**TASK**
Leave out all pictures. Return exactly the lines from the top of the material through the line containing "-0.001, -0.001, -0.001];".

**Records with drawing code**

▽

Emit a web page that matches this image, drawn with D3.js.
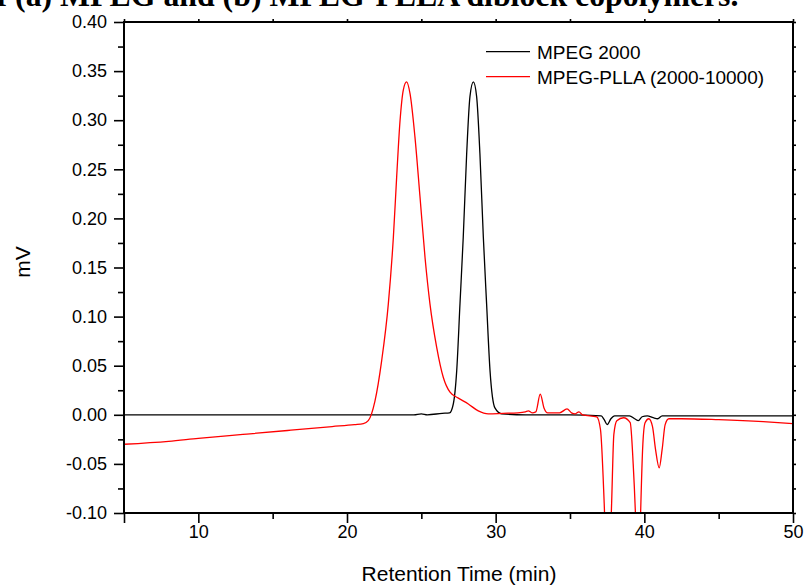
<!DOCTYPE html>
<html>
<head>
<meta charset="utf-8">
<script src="https://d3js.org/d3.v7.min.js"></script>
<style>
  body { margin: 0; background: #fff; }
  svg { display: block; }
</style>
</head>
<body>
<svg width="804" height="587"></svg>
<script>
// MPEG 2000 (black)
var mpegTime = [5, 20, 24.5, 25.0, 25.4, 26.4, 26.9, 27.15, 27.38, 27.6, 27.82, 28.05, 28.27, 28.5,
  28.72, 28.94, 29.17, 29.39, 29.62, 29.95, 30.4, 32, 35, 37.1, 37.3, 37.5, 37.75, 38.0, 39.0,
  39.35, 39.6, 39.85, 40.2, 40.6, 40.9, 41.2, 41.6, 50];
var mpegSignal = [0, 0, 0, 0.001, 0, 0.0015, 0.002, 0.011, 0.045, 0.113, 0.181, 0.266, 0.324, 0.339,
  0.324, 0.266, 0.181, 0.113, 0.045, 0.007, 0.001, 0, 0, -0.001, -0.005, -0.010, -0.004, -0.001, -0.001,
  -0.004, -0.006, -0.002, -0.001, -0.003, -0.004, -0.001, -0.001, -0.001];

// MPEG-PLLA (2000-10000) (red)
var pllaTime = [5, 8, 10, 13, 16, 19, 20.5, 21.1, 21.43, 21.88, 22.33, 22.78, 23.12, 23.34, 23.57,
  23.79, 24.01, 24.24, 24.57, 24.91, 25.25, 25.58, 26.03, 26.48, 26.93, 27.49, 28.16, 28.83, 29.5,
  30.5, 31.5, 32.0, 32.2, 32.45, 32.7, 33.0, 33.25, 33.5, 34.3, 34.8, 35.1, 35.35, 35.6, 35.85,
  36.8, 37.05, 37.3, 37.55, 37.8, 37.95, 38.15, 38.6, 39.05, 39.25, 39.4, 39.6, 39.75, 39.9, 40.05,
  40.3, 40.55, 40.75, 41.0, 41.2, 41.4, 41.65, 42.5, 45, 48, 50];
var pllaSignal = [-0.030, -0.027, -0.024, -0.020, -0.016, -0.012, -0.010, -0.009, -0.006, 0.014, 0.055, 0.113, 0.181, 0.242, 0.300,
  0.331, 0.339, 0.327, 0.283, 0.222, 0.160, 0.113, 0.069, 0.038, 0.023, 0.017, 0.011, 0.004, 0.001,
  0.0015, 0.002, 0.003, 0.004, 0.002, 0.003, 0.021, 0.007, 0.002, 0.002, 0.006, 0.002, 0.001, 0.003, 0.000,
  -0.002, -0.015, -0.09, -0.2, -0.09, -0.02, -0.006, -0.003, -0.008, -0.05, -0.10, -0.2, -0.10, -0.03, -0.008,
  -0.004, -0.012, -0.035, -0.054, -0.035, -0.010, -0.004, -0.004, -0.005, -0.007, -0.009];

var xMajor = [5, 10, 20, 30, 40, 50];
var xMinor = [15, 25, 35, 45];
var xLabeled = [10, 20, 30, 40, 50];
var yMajor = [-0.10, -0.05, 0.00, 0.05, 0.10, 0.15, 0.20, 0.25, 0.30, 0.35, 0.40];
var yMinor = [-0.075, -0.025, 0.025, 0.075, 0.125, 0.175, 0.225, 0.275, 0.325, 0.375];
var seriesNames = ["MPEG 2000", "MPEG-PLLA (2000-10000)"];
var seriesColors = ["#000000", "#ff0000"];

var svg = d3.select("svg");
var plotLeft = 124, plotRight = 793, plotTop = 22, plotBottom = 513;

var x = d3.scaleLinear().domain([5, 50]).range([plotLeft, plotRight]);
var y = d3.scaleLinear().domain([-0.10, 0.40]).range([plotBottom, plotTop]);

// caption cut off at the top of the picture
svg.append("text")
  .attr("x", -19.4)
  .attr("y", 6)
  .style("font-family", "'Liberation Serif', 'Times New Roman', serif")
  .style("font-weight", "bold")
  .style("font-size", "31.8px")
  .text("of (a) MPEG and (b) MPEG-PLLA diblock copolymers.");

svg.append("clipPath").attr("id", "plot")
  .append("rect")
  .attr("x", plotLeft).attr("y", plotTop)
  .attr("width", plotRight - plotLeft).attr("height", plotBottom - plotTop);

var line = d3.line()
  .x(function(d) { return x(d[0]); })
  .y(function(d) { return y(d[1]); })
  .curve(d3.curveMonotoneX);

var series = [
  d3.zip(mpegTime, mpegSignal),
  d3.zip(pllaTime, pllaSignal)
];

svg.append("g").attr("clip-path", "url(#plot)")
  .selectAll("path")
  .data(series)
  .enter().append("path")
  .attr("d", line)
  .attr("fill", "none")
  .attr("stroke", function(d, i) { return seriesColors[i]; })
  .attr("stroke-width", 1.3);

var font = "'Liberation Sans', Arial, sans-serif";

var styleAxis = function(g, showText) {
  g.select(".domain").remove();
  g.selectAll(".tick line").attr("stroke", "#000").attr("stroke-width", 1.6);
  g.selectAll("text")
    .style("font-family", font)
    .style("font-size", "18px")
    .attr("fill", "#000");
  if (!showText) g.selectAll("text").remove();
};

// bottom
svg.append("g").attr("transform", "translate(0," + plotBottom + ")")
  .call(d3.axisBottom(x).tickValues(xMajor).tickSize(10).tickPadding(2)
    .tickFormat(function(d) { return xLabeled.indexOf(d) >= 0 ? d : ""; }))
  .call(styleAxis, true);
svg.append("g").attr("transform", "translate(0," + plotBottom + ")")
  .call(d3.axisBottom(x).tickValues(xMinor).tickSize(6))
  .call(styleAxis, false);

// left
svg.append("g").attr("transform", "translate(" + plotLeft + ",0)")
  .call(d3.axisLeft(y).tickValues(yMajor).tickSize(10).tickPadding(7)
    .tickFormat(function(d) { return d.toFixed(2); }))
  .call(styleAxis, true);
svg.append("g").attr("transform", "translate(" + plotLeft + ",0)")
  .call(d3.axisLeft(y).tickValues(yMinor).tickSize(6))
  .call(styleAxis, false);

// top and right, short ticks
svg.append("g").attr("transform", "translate(0," + plotTop + ")")
  .call(d3.axisTop(x).tickValues(xMajor.concat(xMinor)).tickSize(3))
  .call(styleAxis, false);
svg.append("g").attr("transform", "translate(" + plotRight + ",0)")
  .call(d3.axisRight(y).tickValues(yMajor.concat(yMinor)).tickSize(3))
  .call(styleAxis, false);

// frame
svg.append("rect")
  .attr("x", plotLeft).attr("y", plotTop)
  .attr("width", plotRight - plotLeft).attr("height", plotBottom - plotTop)
  .attr("fill", "none")
  .attr("stroke", "#000")
  .attr("stroke-width", 2);

// axis titles
svg.append("text")
  .attr("x", 459)
  .attr("y", 581)
  .attr("text-anchor", "middle")
  .style("font-family", font)
  .style("font-size", "21px")
  .text("Retention Time (min)");

svg.append("text")
  .attr("transform", "translate(30,262) rotate(-90)")
  .attr("text-anchor", "middle")
  .style("font-family", font)
  .style("font-size", "21px")
  .text("mV");

// legend
var legend = svg.selectAll("g.legend")
  .data(seriesNames)
  .enter().append("g")
  .attr("class", "legend")
  .attr("transform", function(d, i) { return "translate(486," + (51.7 + i * 25) + ")"; });

legend.append("line")
  .attr("x1", 0).attr("x2", 44)
  .attr("stroke", function(d, i) { return seriesColors[i]; })
  .attr("stroke-width", 1.3);

legend.append("text")
  .attr("x", 51)
  .attr("y", 7.5)
  .style("font-family", font)
  .style("font-size", "19px")
  .text(function(d) { return d; });
</script>
</body>
</html>
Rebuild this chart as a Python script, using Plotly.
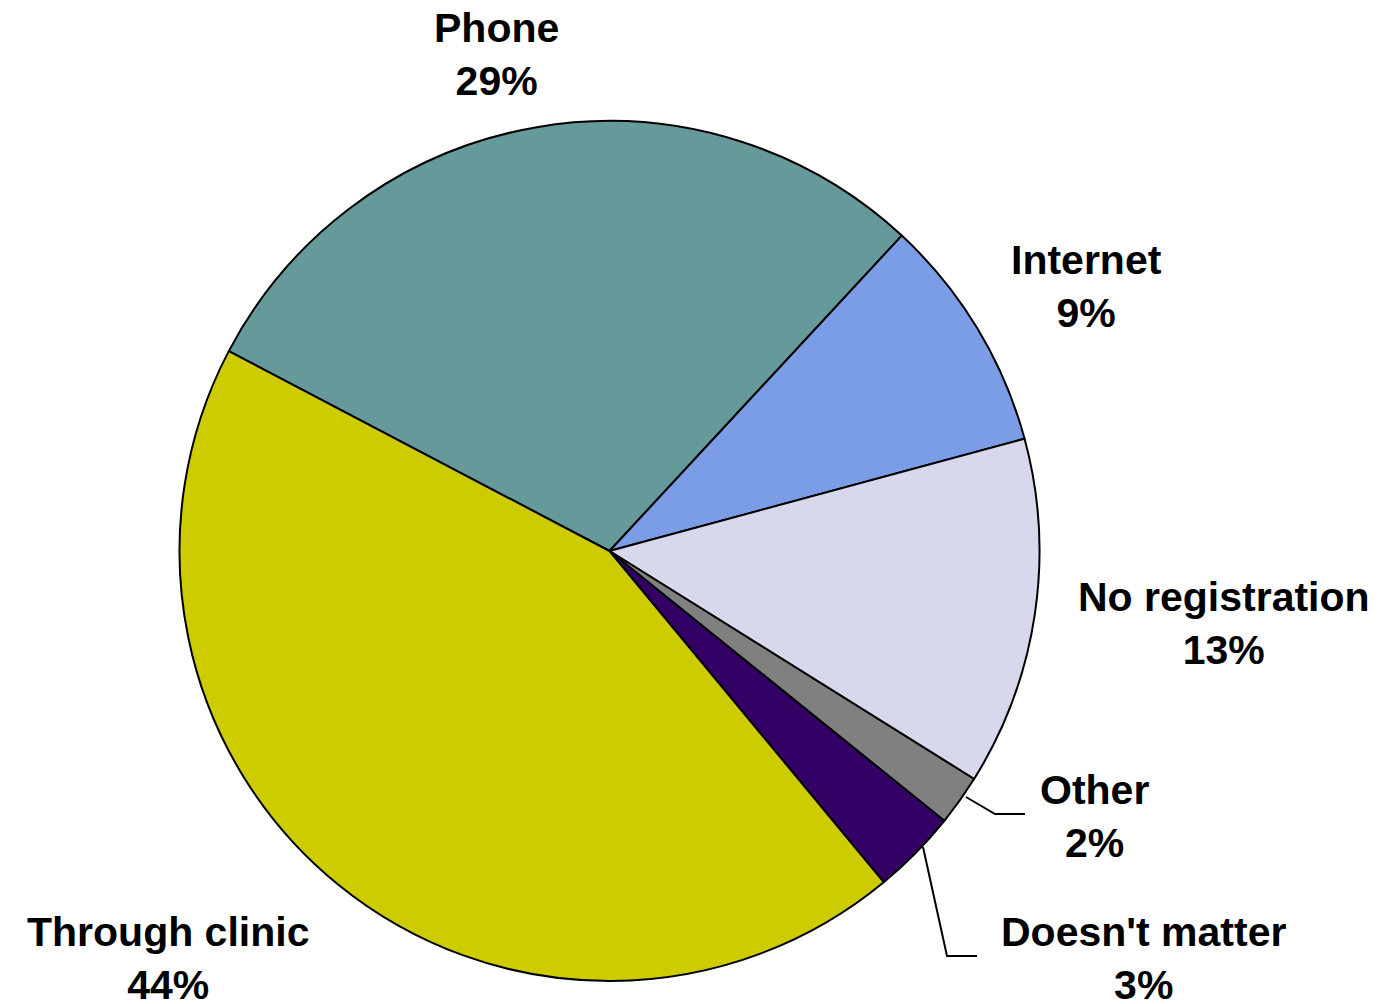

△

**FINAL ANSWER**
Emit a web page that matches this image, drawn with D3.js.
<!DOCTYPE html>
<html>
<head>
<meta charset="utf-8">
<script src="https://d3js.org/d3.v7.min.js"></script>
<style>
  body { margin: 0; background: #fff; }
  svg { display: block; }
</style>
</head>
<body>
<svg width="804" height="587"></svg>
<script>
// MPEG 2000 (black)
var mpegTime = [5, 20, 24.5, 25.0, 25.4, 26.4, 26.9, 27.15, 27.38, 27.6, 27.82, 28.05, 28.27, 28.5,
  28.72, 28.94, 29.17, 29.39, 29.62, 29.95, 30.4, 32, 35, 37.1, 37.3, 37.5, 37.75, 38.0, 39.0,
  39.35, 39.6, 39.85, 40.2, 40.6, 40.9, 41.2, 41.6, 50];
var mpegSignal = [0, 0, 0, 0.001, 0, 0.0015, 0.002, 0.011, 0.045, 0.113, 0.181, 0.266, 0.324, 0.339,
  0.324, 0.266, 0.181, 0.113, 0.045, 0.007, 0.001, 0, 0, -0.001, -0.005, -0.010, -0.004, -0.001, -0.001,
  -0.004, -0.006, -0.002, -0.001, -0.003, -0.004, -0.001, -0.001, -0.001];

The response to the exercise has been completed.